# What is a leitmotiv?



## xv12commander (Mar 27, 2019)

Hi everyone! I know the answer...  I've made a video in which I've tried to explain simply what a leitmotiv actually is, to an audience of non-expert people. What do you thing? I know, I don't have much editing experience...anyway I'd be glad to receive suggestions or comments!


----------



## SONNET CLV (May 31, 2014)

*What is a leitmotiv?*

I think it's a motorized lightsaber. Right? [From _The Wisdom of Obi-Wan Kenobi_.]


----------



## Rogerx (Apr 27, 2018)

https://en.wikipedia.org/wiki/Leitmotif


----------



## Larkenfield (Jun 5, 2017)

A leitmotif is the opposite of a darkmotif and helpful when traveling on moonless nights. Everyone runs around with their own musical theme so they can be identified and sorted out in a cast of thousands, including the Rhinemaidens. This can be helpful when an opera lasts 16 hours and there are few intermissions after the doors have been suddenly padlocked. Everyone in the world is born with a leitmotif but they might not happen to find themselves in an epic opera written by a man who could not stop talking. —Lark


----------



## mikeh375 (Sep 7, 2017)

To light up the room when switched on to the best of the bulbs abilities.

(Is this a contender for the worst pun on TC?)


----------



## CnC Bartok (Jun 5, 2017)

mikeh375 said:


> To light up the room when switched on to the best of the bulbs abilities.
> 
> (Is this a contender for the worst pun on TC?)


No. How about "it's like a normal Motif, but with half the calories"?


----------



## Reichstag aus LICHT (Oct 25, 2010)

xv12commander said:


> Hi everyone! I know the answer...  I've made a video in which I've tried to explain simply what a leitmotiv actually is, to an audience of non-expert people. What do you thing? I know, I don't have much editing experience...anyway I'd be glad to receive suggestions or comments!


A nice, succinct video! It made me smile because it reminded me of my eldest nephew instantly spotting an almost subliminal version of the Darth Vader motif, as Anakin Skywalker evolved into Darth Vader in _Revenge of the Sith_. As my nephew had only just turned 7 at the time I was very impressed


----------



## SONNET CLV (May 31, 2014)

SONNET CLV said:


> *What is a leitmotiv?*
> 
> I think it's a motorized lightsaber. Right? [From _The Wisdom of Obi-Wan Kenobi_.]

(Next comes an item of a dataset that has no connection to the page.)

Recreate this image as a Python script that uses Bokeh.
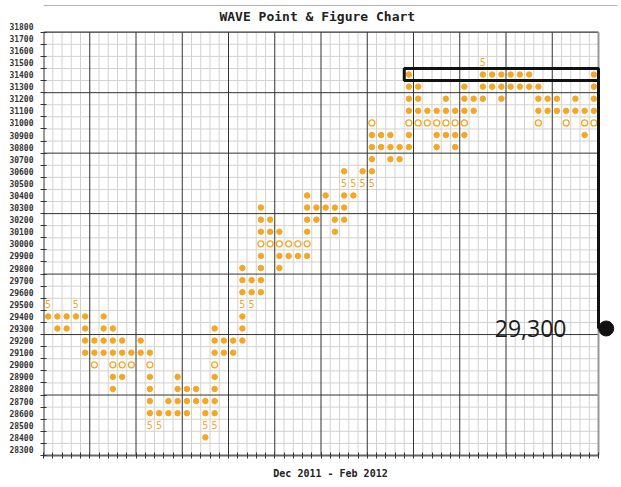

Anyhow, I heard something somewhere from someone about leitmotivs being used in the _Star Wars_ movies, so I must be right. Right?


----------



## Alfacharger (Dec 6, 2013)

SONNET CLV said:


> Anyhow, I heard something somewhere from someone about leitmotivs being used in the _Star Wars_ movies, so I must be right. Right?


:lol:

https://drive.google.com/file/d/1xJ0Jj-mLfOPUCtcAm_HDGIkFwvHL5gbX/view


----------



## Woodduck (Mar 17, 2014)

The leiter the motiv, the heavier the opera.


----------



## SONNET CLV (May 31, 2014)

Woodduck said:


> The leiter the motiv, the heavier the opera.


The leiter the motiv, the heavier the opera singer. (Remember -- the opera ain't over until …)


----------



## xv12commander (Mar 27, 2019)

Thanks! Your story is impressive! It actually shows how powerful and direct the leitmotiv language is, it can be understood or "felt" even by a child... Anyway I've made several videos about star wars since J. Williams uses a lot this tecnique, maybe I've also covered that moment, if you search on the channel you'll find out!


----------



## xv12commander (Mar 27, 2019)

Reichstag aus LICHT said:


> A nice, succinct video! It made me smile because it reminded me of my eldest nephew instantly spotting an almost subliminal version of the Darth Vader motif, as Anakin Skywalker evolved into Darth Vader in _Revenge of the Sith_. As my nephew had only just turned 7 at the time I was very impressed


Thanks! Your story is impressive! It actually shows how powerful and direct the leitmotiv language is, it can be understood or "felt" even by a child... Anyway I've made several videos about star wars since J. Williams uses a lot this tecnique, maybe I've also covered that moment, if you search on the channel you'll find out!


----------



## Spy Car (Nov 15, 2017)

xv12commander said:


> Hi everyone! I know the answer...  I've made a video in which I've tried to explain simply what a leitmotiv actually is, to an audience of non-expert people. What do you thing? I know, I don't have much editing experience...anyway I'd be glad to receive suggestions or comments!


As a person who made a nice career as an editor in Hollywood (as well as a fan of Richard Wagner), I think you are being unduly modest.

Nice job!

Bill


----------



## Spy Car (Nov 15, 2017)

xv12commander said:


> Hi everyone! I know the answer...  I've made a video in which I've tried to explain simply what a leitmotiv actually is, to an audience of non-expert people. What do you thing? I know, I don't have much editing experience...anyway I'd be glad to receive suggestions or comments!


As a person who made a nice career as an editor in Hollywood (as well as a fan of Richard Wagner, I think you are being unduly modest.

Nice job!

Bill


----------



## xv12commander (Mar 27, 2019)

Thanks to everyone!


----------



## xv12commander (Mar 27, 2019)

Larkenfield said:


> A leitmotif is the opposite of a darkmotif and helpful when traveling on moonless nights. Everyone runs around with their own musical theme so they can be identified and sorted out in a cast of thousands, including the Rhinemaidens. This can be helpful when an opera lasts 16 hours and there are few intermissions after the doors have been suddenly padlocked. Everyone in the world is born with a leitmotif but they might not happen to find themselves in an epic opera written by a man who could not stop talking. -Lark


That's funny ahah


----------



## xv12commander (Mar 27, 2019)

Reichstag aus LICHT said:


> A nice, succinct video! It made me smile because it reminded me of my eldest nephew instantly spotting an almost subliminal version of the Darth Vader motif, as Anakin Skywalker evolved into Darth Vader in _Revenge of the Sith_. As my nephew had only just turned 7 at the time I was very impressed


Yep, that's exactly what I meant! John Williams did so very often and I've made some videos on my channel about it  



Your nephew must have a careful ear!


----------



## xv12commander (Mar 27, 2019)

Spy Car said:


> As a person who made a nice career as an editor in Hollywood (as well as a fan of Richard Wagner, I think you are being unduly modest.
> 
> Nice job!
> 
> Bill


Hei thank you really, it's most valuable since it comes from you then! But it's true I have no real experience in editing, what I learnt is self-taught, however I'm gettin better


----------